For more than 15 years, the foundation has studied every woman's campaign for governor on both sides of the aisle. The result is "Keys to Elected Office: the Essential Guide for Women," which has become the bible of female candidates such as New Hampshire Gov. Maggie Hassan, a Democrat now running for the U.S. Senate.

Lee has also endowed the Barbara Lee Women in U.S. Training Program and Lecture Series, a nonprofit at Harvard University's Kennedy School of Government, and a fellowship at the Massachusetts State House for students of Boston's Simmons College, her alma mater. She has also sponsored "Power in Place," photos of female political leaders in settings selected by them.

The foundation is co-sponsoring Presidential Gender Watch 2016, a nonpartisan project with the Center for American Women and Politics at Rutgers University in New Brunswick, N.J. , which is looking at how gender influences campaign strategy, voter engagement and expectations, media coverage and election outcomes

Lee has also been a fundraising powerhouse. Unlike the men who dominate the Washington-based Center of Responsive Politics' list of contributors to super PACs and other outside groups, Lee favors female candidates and liberal causes, including Planned Parenthood Votes and Women's Voices Women Vote Action Fund, a nonprofit group that encourages unmarried women to cast ballots and participate in government.

This year, the center noted that Lee was the third-most generous female donor with $1,144,678; behind Virginia James, a retired New Jersey investor who donated $1.8 million to conservative groups, and Anne Earhart, the Getty Oil heiress from California who gave $1.6 million to Democrats.

The center's analysis of the Federal Election Commission report of Aug. 17 found that Lee had donated $716,919 to Priorities USA Action, Clinton's main super PAC, and $189,000 to Ready for Hillary, a super PAC that was designed to encourage Clinton's candidacy.

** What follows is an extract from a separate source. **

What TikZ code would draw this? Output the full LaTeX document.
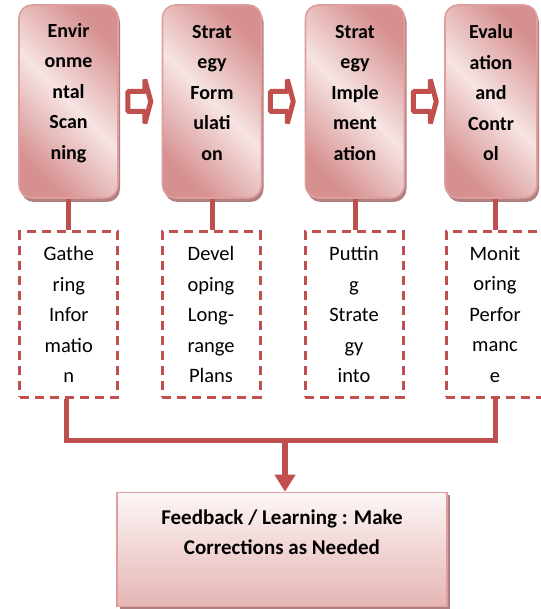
\documentclass[tikz,border=0pt]{standalone}
\usepackage{fontspec}
\setmainfont{Carlito}
\usetikzlibrary{arrows.meta,shadows}
\definecolor{linered}{RGB}{192,80,77}
\definecolor{stagedark}{RGB}{214,144,143}
\definecolor{stagelight}{RGB}{246,228,227}
\definecolor{stageedge}{RGB}{222,158,157}
\definecolor{stageshadow}{RGB}{176,128,128}
\definecolor{feedtop}{RGB}{253,246,246}
\definecolor{feedbottom}{RGB}{229,181,180}
\tikzstyle{stage}=[rectangle, rounded corners=13pt, draw=stageedge, line width=1.6pt, minimum width=99pt, minimum height=193pt, left color=stagedark, right color=stagedark, middle color=stagelight, shading angle=135, drop shadow={shadow xshift=2pt, shadow yshift=-4pt, fill=stageshadow, opacity=1}]
\tikzstyle{stagetext}=[font=\bfseries\fontsize{20}{30.5}\selectfont, align=center]
\tikzstyle{task}=[rectangle, draw=linered, dash pattern=on 9pt off 6pt, line width=3pt, fill=white, minimum width=98pt, minimum height=165pt, font=\fontsize{20.5}{30.5}\selectfont, align=center]
\tikzstyle{feedback}=[rectangle, draw=stageedge, line width=1.6pt, minimum width=330pt, minimum height=114pt, top color=feedtop, bottom color=feedbottom, drop shadow={shadow xshift=3pt, shadow yshift=-2pt, fill=stageshadow, opacity=1}]
\tikzstyle{link}=[draw=linered, line width=5pt]
\tikzstyle{stepper}=[draw=linered, fill=white, line width=5pt, line join=bevel]

\begin{document}
\begin{tikzpicture}[x=1pt, y=-1pt]
                    \useasboundingbox (0,0) rectangle (540,609);
                    \node[stage] (s1) at (68.5, 101.5) {};
                    \node[stage] (s2) at (212,  101.5) {};
                    \node[stage] (s3) at (355,  101.5) {};
                    \node[stage, minimum width=92pt] (s4) at (491, 101.5) {};
                    \node[stagetext] (s1txt) at (68.5, 93) {Envir\\onme\\ntal\\Scan\\ning};
                    \node[stagetext] (s2txt) at (212,  93) {Strat\\egy\\Form\\ulati\\on};
                    \node[stagetext] (s3txt) at (355,  93) {Strat\\egy\\Imple\\ment\\ation};
                    \node[stagetext] (s4txt) at (491,  93) {Evalu\\ation\\and\\Contr\\ol};
                    \draw[stepper, shift={(s1.east)}] (9,-10) -- (26,-10) -- (26,-22) -- (32,0) -- (26,22) -- (26,10) -- (9,10) -- cycle;
                    \draw[stepper, shift={(s2.east)}] (8,-10) -- (25,-10) -- (25,-22) -- (31,0) -- (25,22) -- (25,10) -- (8,10) -- cycle;
                    \draw[stepper, shift={(s3.east)}] (8,-10) -- (25,-10) -- (25,-22) -- (31,0) -- (25,22) -- (25,10) -- (8,10) -- cycle;
                    \node[task] (t1) at (68.8, 314.5) {Gathe\\ring\\Infor\\matio\\n};
                    \node[task] (t2) at (211,  314.5) {Devel\\oping\\Long-\\range\\Plans};
                    \node[task] (t3) at (354,  314.5) {Puttin\\g\\Strate\\gy\\into};
                    \node[task] (t4) at (495,  314.5) {Monit\\oring\\Perfor\\manc\\e};
                    \draw[link] (s1.south) to (s1.south |- t1.north) (s2.south) to (s2.south |- t2.north);
                    \draw[link] (s3.south) to (s3.south |- t3.north) (s4.south -| t4.north) to (t4.north);
                    \node[feedback] (fb) at (282, 549.5) {};
                    \node[font=\bfseries\fontsize{21}{30}\selectfont, align=center] (fbtxt) at (282, 532) {Feedback / Learning : Make\\Corrections as Needed};
                    \coordinate (join) at (285, 440);
                    \draw[link, line join=miter] ([xshift=-2.5pt]t1.south) -- ([xshift=-2.5pt]t1.south |- join) -| (t4.south);
                    \draw[link, line width=6pt, -{Triangle[width=20pt, length=17pt]}] (join) to (join |- fb.north);
                \end{tikzpicture}
\end{document}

She also donated $100,000 to American Bridge 21st Century, a liberal super PAC founded by David Brock, the conservative journalist turned liberal activist, and $178,000 to Correct the Record, another group founded by Brock to conduct opposition research for Democratic candidates that has focused on defending Clinton since May.

"I'm a big fan of Hillary," Lee told Boston Magazine in May. "I have known her both personally and professionally for a long time and I think she would make an amazing president."

In 2008, Lee hosted fundraisers for Clinton at her summer home on Martha's Vineyard, which helped Clinton defeat Obama in the Massachusetts primary.

Other fundraising efforts such as Lee's support for Women's Senate, a biennial fundraiser that provides critical support for progressive female senators, are also expected to benefit Clinton.

Lee also served on the finance committee of Elizabeth Warren, who was elected to represent Massachusetts in the U.S. Senate in 2012. Warren is popular with liberal Democrats because she helped design the Consumer Financial Protection Bureau as part of the Dodd-Frank financial reform legislation.

Cheryl Saban, $1 million

The former Cheryl Lynn Flor is the wife of Haim Saban, owner of Univision, the largest Spanish-language TV network in the U.S., and CEO of Saban Capital group, a private media and communications investment firm in Los Angeles. They are old hands in Democratic campaign circles, donating more than $12 million since 2002.

The Sabans have spearheaded contributions from the entertainment industry, which Clinton can use to offset contributions by Texas billionaires in the oil industry. Donors in the entertainment industry poured $5 million into the 2016 presidential race for the period ending Sept. 30, found an analysis by the Los Angeles Times. Nine of 10 dollars went to Clinton.

They are also the largest contributors to the William J. Clinton Foundation, donating more than $10 million, reports the Center for Responsive Politics.

The Sabans have been active in all the campaigns of both Bill and Hillary Clinton. In May, the couple hosted a fundraiser in their Beverly Park home in California that raised more than $3 million for Hillary Clinton.

An Egyptian-born Jew who emigrated to Israel, Haim told the New Yorker in 2010 that he became active in American politics in the 1990s because his greatest concern was protecting Israel by strengthening the U.S.-Israel relationship.

Haim, a fierce opponent of the Obama administration's nuclear agreement with Iran, co-hosted a July gathering in Las Vegas with Sheldon Adelson, a leading contributor to the former Massachusetts Gov. Mitt Romney's GOP presidential bid in 2012, to discuss strategies to combat the BDS (boycott, divestment and sanctions) movement on college campuses. BDS protestors object to what they see as Israel's continued denial of Palestinians' right to freedom, equality and self-determination.

Politico reported that Clinton responded to that with a letter to Haim and the Conference of Presidents of Major Jewish Organizations in which she wrote: "I know you agree that we have to make combating BDS a priority and asking for and working across party lines to fight against further attempts to isolate and delegitimize Israel."

Cheryl Saban, who is president of the Saban Family Foundation, has concentrated on women's issues. She supported two children from her first marriage by working as a singer before landing a job as an assistant to Haim in 1998. Because of a hysterectomy, her two children with Haim were surrogate births.

She went on to earn a doctorate in psychology in 2005 and write "What is Your Self Worth? A Woman's Guide to Validation." She established the Cheryl Saban Foundation for Women and Girls in 2008 with initial funding of $10 million and added $2 million later to give women and girls a chance to further their education, provide access to affordable health care, support new businesses and protect against violence.

She also donated $250,000 to support a program for transitioning women working in STEM (science, technology, engineering and math) into second careers as teachers in high-needs California public schools. In 2012, she served as a public delegate to the 67th General Assembly of the United Nations and later donated $500,000 to the organization to end child marriage and violence against women.